Look through the listing below for the line containing "Output the Python". Copy it and each line after it up to and including the line containing "from matplotlib.ticker import MultipleLocator", exactly, leaving out pictures.

Plotting code records:
_ _ _

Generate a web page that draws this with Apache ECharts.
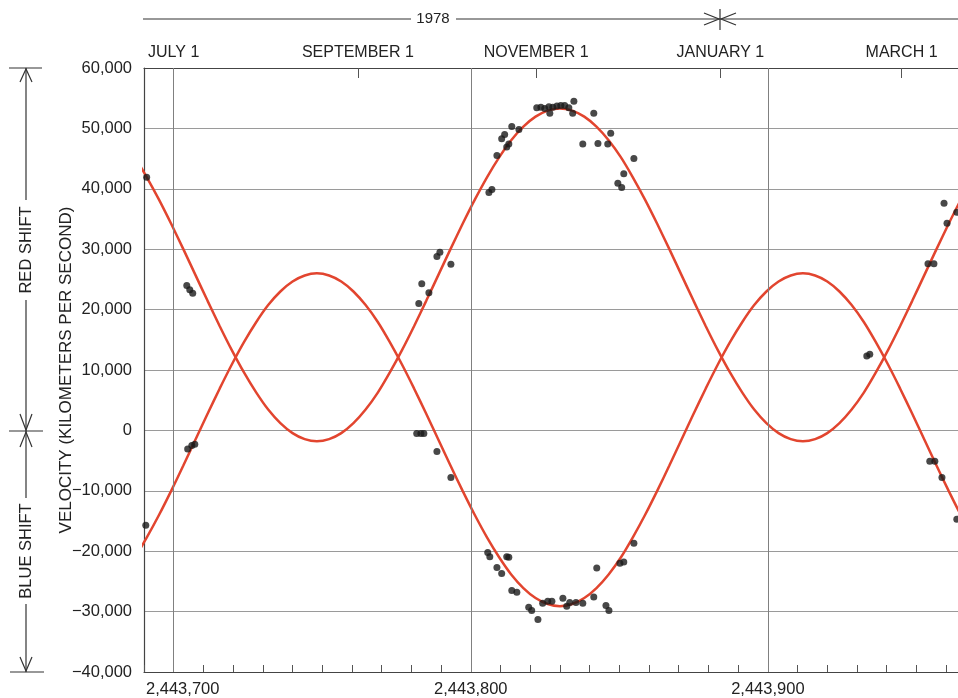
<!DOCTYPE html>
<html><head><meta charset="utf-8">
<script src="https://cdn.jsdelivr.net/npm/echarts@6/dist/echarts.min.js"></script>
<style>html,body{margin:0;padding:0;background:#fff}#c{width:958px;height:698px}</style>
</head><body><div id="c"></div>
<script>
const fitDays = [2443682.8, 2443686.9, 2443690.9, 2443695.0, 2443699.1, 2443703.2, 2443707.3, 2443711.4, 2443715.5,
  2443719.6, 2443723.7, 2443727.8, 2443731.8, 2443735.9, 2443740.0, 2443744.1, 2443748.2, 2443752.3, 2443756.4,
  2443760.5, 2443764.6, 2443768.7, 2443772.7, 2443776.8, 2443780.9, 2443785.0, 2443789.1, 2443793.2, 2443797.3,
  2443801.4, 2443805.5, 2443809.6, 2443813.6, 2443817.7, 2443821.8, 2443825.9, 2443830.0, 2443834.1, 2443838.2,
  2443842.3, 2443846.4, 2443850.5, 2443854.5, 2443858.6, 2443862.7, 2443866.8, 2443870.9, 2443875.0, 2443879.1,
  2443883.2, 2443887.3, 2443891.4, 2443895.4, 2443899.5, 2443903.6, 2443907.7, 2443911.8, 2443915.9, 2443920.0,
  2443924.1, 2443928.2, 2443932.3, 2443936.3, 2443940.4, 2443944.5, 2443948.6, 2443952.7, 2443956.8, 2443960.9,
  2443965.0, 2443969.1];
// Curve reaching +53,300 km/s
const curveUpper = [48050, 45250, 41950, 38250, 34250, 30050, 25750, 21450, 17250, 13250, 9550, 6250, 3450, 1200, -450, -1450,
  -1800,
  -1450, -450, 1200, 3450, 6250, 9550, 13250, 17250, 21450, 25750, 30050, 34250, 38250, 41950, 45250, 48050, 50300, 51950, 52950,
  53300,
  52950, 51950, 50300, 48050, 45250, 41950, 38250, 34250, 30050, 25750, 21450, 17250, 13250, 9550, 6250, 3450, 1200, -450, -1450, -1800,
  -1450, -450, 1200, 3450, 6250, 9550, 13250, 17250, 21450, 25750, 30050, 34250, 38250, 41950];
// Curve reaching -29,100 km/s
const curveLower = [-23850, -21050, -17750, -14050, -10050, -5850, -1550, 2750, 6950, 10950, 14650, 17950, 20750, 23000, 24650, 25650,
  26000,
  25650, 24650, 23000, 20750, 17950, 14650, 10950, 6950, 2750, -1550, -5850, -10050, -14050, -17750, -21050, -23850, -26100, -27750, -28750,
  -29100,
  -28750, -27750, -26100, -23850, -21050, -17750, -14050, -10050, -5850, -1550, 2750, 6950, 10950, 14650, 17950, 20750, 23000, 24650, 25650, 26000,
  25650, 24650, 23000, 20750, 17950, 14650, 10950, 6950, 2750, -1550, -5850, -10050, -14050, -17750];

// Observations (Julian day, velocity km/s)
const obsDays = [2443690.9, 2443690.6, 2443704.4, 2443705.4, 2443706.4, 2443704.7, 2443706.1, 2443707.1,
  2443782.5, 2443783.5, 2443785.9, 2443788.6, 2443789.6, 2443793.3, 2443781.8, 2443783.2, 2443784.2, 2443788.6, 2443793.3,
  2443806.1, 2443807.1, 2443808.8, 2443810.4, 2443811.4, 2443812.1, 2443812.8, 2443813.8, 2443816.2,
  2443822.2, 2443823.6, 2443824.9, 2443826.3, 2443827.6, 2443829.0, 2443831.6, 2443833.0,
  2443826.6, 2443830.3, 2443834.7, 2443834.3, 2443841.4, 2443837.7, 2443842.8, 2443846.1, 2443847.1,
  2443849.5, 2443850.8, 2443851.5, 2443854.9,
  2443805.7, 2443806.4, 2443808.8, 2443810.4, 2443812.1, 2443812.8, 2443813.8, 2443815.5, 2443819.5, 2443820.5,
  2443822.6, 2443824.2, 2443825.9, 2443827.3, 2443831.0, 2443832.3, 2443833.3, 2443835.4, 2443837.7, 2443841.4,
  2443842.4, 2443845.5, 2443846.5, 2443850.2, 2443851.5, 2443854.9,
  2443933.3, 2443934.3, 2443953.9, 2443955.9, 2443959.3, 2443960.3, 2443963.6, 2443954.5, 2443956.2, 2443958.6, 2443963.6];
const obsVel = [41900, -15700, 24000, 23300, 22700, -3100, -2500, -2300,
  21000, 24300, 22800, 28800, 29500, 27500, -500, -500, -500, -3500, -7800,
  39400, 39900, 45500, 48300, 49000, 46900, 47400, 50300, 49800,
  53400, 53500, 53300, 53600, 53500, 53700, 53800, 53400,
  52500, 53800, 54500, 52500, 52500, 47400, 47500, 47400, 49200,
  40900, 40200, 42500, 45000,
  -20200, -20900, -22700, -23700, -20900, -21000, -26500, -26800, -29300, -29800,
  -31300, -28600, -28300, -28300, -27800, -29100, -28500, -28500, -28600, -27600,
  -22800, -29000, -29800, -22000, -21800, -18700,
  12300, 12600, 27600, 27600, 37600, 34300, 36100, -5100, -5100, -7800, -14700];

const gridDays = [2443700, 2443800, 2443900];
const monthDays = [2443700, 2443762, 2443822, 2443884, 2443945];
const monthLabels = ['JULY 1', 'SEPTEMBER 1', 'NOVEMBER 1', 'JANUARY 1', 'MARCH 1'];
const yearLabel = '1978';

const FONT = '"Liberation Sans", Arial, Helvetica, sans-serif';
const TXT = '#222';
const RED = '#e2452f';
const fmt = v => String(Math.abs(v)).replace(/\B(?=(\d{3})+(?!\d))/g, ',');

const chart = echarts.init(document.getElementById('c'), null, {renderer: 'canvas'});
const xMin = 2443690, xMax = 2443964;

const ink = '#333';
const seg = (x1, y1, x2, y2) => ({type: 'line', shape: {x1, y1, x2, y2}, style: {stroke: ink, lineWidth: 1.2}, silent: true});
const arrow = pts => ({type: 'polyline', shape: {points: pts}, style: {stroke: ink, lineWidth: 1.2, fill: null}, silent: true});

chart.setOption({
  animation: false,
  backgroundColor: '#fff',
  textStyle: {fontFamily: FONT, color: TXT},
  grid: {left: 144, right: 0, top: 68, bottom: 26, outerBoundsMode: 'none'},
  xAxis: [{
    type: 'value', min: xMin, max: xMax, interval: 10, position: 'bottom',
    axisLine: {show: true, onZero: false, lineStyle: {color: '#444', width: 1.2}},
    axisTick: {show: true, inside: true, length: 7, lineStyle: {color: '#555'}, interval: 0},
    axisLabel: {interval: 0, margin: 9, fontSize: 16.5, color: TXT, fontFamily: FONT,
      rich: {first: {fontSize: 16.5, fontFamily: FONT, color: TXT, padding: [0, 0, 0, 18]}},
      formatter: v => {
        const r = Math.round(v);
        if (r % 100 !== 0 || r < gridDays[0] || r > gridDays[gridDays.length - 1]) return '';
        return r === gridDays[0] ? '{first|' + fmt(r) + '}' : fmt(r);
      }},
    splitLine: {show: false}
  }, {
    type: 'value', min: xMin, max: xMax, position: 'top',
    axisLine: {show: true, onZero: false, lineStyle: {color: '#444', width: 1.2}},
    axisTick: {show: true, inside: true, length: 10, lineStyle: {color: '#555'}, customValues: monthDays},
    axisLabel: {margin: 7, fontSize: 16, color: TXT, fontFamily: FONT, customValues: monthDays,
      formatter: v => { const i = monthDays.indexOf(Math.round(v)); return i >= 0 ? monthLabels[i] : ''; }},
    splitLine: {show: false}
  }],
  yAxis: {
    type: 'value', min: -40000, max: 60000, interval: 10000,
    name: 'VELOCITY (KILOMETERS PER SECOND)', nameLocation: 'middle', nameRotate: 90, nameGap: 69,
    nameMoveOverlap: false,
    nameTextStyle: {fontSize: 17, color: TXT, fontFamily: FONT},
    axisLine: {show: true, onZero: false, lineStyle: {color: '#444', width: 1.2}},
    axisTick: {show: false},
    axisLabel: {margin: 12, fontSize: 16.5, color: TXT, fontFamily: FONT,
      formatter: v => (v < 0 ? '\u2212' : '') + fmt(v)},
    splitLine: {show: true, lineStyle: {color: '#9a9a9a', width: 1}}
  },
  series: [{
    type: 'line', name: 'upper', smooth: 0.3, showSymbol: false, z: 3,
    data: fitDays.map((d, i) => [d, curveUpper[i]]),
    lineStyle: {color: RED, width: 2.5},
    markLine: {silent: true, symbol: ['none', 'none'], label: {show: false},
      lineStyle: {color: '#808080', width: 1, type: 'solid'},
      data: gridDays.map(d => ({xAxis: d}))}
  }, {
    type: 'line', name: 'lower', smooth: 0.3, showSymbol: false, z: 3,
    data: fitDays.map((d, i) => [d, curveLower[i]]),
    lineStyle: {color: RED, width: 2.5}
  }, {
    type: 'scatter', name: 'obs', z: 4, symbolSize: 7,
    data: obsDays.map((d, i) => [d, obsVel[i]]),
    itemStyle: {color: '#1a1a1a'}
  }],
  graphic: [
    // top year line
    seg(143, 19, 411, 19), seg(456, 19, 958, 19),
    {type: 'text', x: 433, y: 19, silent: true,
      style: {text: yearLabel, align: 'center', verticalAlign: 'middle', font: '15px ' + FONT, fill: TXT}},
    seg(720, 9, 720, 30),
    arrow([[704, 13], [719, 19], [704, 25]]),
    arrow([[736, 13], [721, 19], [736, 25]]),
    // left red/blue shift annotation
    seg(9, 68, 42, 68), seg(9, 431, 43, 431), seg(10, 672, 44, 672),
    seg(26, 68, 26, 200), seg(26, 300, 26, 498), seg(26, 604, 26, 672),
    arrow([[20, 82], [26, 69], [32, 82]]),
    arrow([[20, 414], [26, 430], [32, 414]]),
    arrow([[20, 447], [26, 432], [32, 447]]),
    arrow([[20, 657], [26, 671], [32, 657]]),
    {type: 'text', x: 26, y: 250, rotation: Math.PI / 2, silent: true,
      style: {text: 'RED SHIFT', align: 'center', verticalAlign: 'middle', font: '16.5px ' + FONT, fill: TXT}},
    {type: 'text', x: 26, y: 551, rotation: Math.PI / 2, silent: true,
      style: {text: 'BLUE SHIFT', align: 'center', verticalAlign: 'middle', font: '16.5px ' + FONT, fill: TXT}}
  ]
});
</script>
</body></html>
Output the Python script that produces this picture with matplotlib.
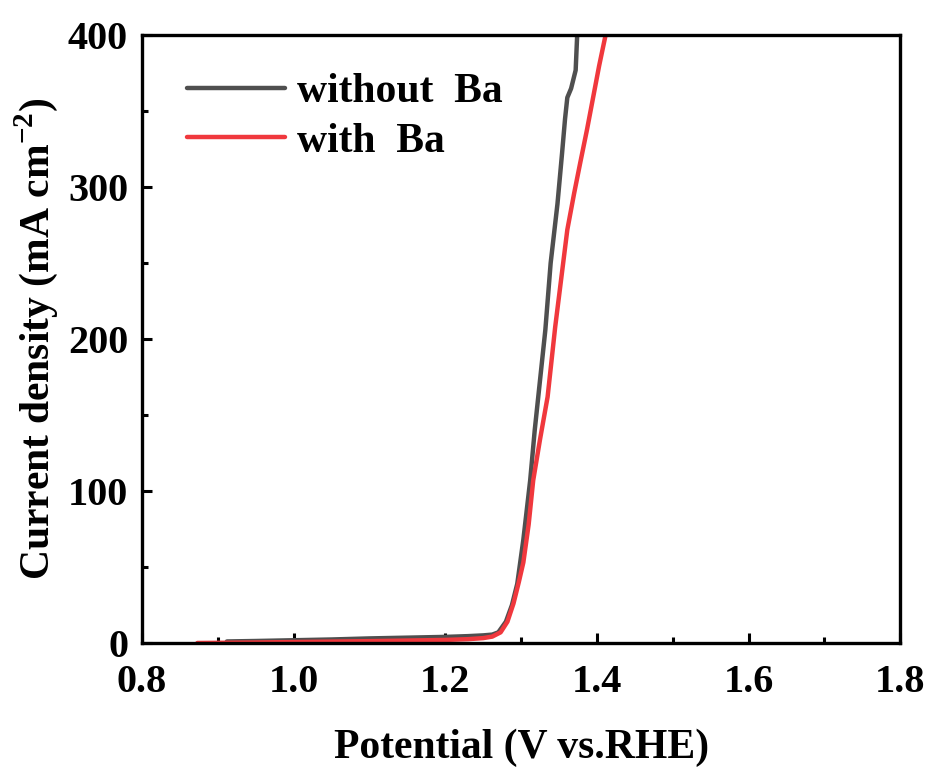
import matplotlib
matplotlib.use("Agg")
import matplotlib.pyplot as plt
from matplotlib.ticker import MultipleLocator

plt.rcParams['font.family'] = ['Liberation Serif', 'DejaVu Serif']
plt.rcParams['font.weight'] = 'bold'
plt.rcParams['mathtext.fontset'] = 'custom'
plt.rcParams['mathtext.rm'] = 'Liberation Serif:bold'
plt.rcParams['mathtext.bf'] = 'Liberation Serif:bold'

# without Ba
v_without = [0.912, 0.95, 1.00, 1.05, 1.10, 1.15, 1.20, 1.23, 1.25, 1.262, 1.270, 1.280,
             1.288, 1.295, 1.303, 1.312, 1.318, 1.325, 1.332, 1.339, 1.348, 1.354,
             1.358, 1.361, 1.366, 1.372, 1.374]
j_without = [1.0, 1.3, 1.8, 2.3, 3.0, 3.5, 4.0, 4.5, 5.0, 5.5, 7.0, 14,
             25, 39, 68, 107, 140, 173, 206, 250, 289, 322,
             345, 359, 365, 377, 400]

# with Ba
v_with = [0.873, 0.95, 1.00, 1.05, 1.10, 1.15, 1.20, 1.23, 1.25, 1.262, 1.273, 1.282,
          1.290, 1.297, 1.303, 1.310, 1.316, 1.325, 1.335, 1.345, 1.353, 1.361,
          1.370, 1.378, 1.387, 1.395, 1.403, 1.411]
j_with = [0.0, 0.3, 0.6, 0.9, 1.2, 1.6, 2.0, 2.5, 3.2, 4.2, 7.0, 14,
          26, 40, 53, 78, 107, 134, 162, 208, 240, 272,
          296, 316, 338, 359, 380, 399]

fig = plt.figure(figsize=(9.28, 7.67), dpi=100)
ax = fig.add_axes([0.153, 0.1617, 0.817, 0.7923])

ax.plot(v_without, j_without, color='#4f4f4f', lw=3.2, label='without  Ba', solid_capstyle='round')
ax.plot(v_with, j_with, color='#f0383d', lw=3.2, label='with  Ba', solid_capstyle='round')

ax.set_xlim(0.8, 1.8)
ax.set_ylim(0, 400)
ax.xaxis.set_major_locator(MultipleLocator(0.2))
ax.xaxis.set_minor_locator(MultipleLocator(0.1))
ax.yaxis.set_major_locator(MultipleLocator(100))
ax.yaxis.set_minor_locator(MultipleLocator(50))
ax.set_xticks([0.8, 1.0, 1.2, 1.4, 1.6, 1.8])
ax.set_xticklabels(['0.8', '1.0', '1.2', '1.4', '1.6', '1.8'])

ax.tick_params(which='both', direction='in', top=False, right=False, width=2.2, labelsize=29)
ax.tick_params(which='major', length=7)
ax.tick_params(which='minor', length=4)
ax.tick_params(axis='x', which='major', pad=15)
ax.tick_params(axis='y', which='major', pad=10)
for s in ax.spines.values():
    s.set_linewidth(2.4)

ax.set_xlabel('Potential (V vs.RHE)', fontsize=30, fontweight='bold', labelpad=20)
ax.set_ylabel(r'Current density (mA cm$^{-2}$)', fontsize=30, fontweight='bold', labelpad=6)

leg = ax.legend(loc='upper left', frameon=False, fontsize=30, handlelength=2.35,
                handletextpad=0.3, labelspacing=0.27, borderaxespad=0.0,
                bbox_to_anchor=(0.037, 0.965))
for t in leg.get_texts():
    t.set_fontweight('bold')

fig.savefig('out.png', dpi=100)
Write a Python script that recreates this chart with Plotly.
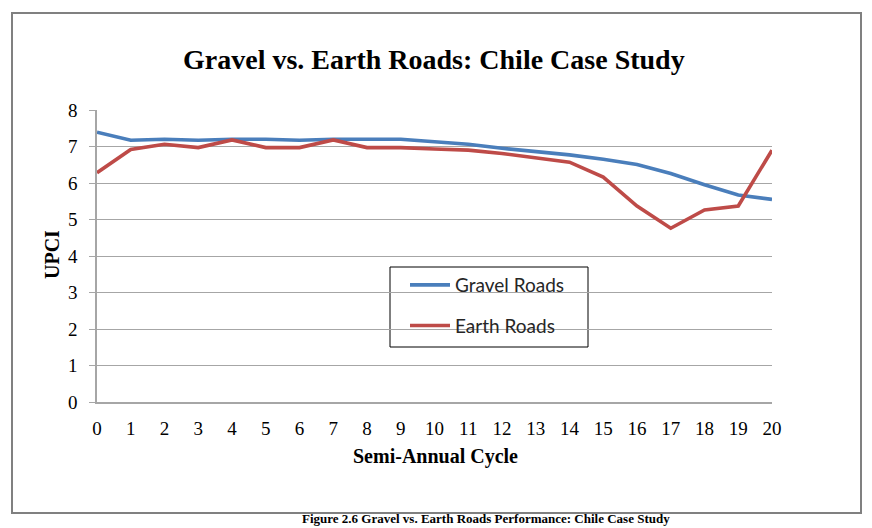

_ _ _

:: Result ::
Output the Python script that produces this picture with matplotlib.
import matplotlib
matplotlib.use("Agg")
import matplotlib.pyplot as plt
from matplotlib.ticker import MultipleLocator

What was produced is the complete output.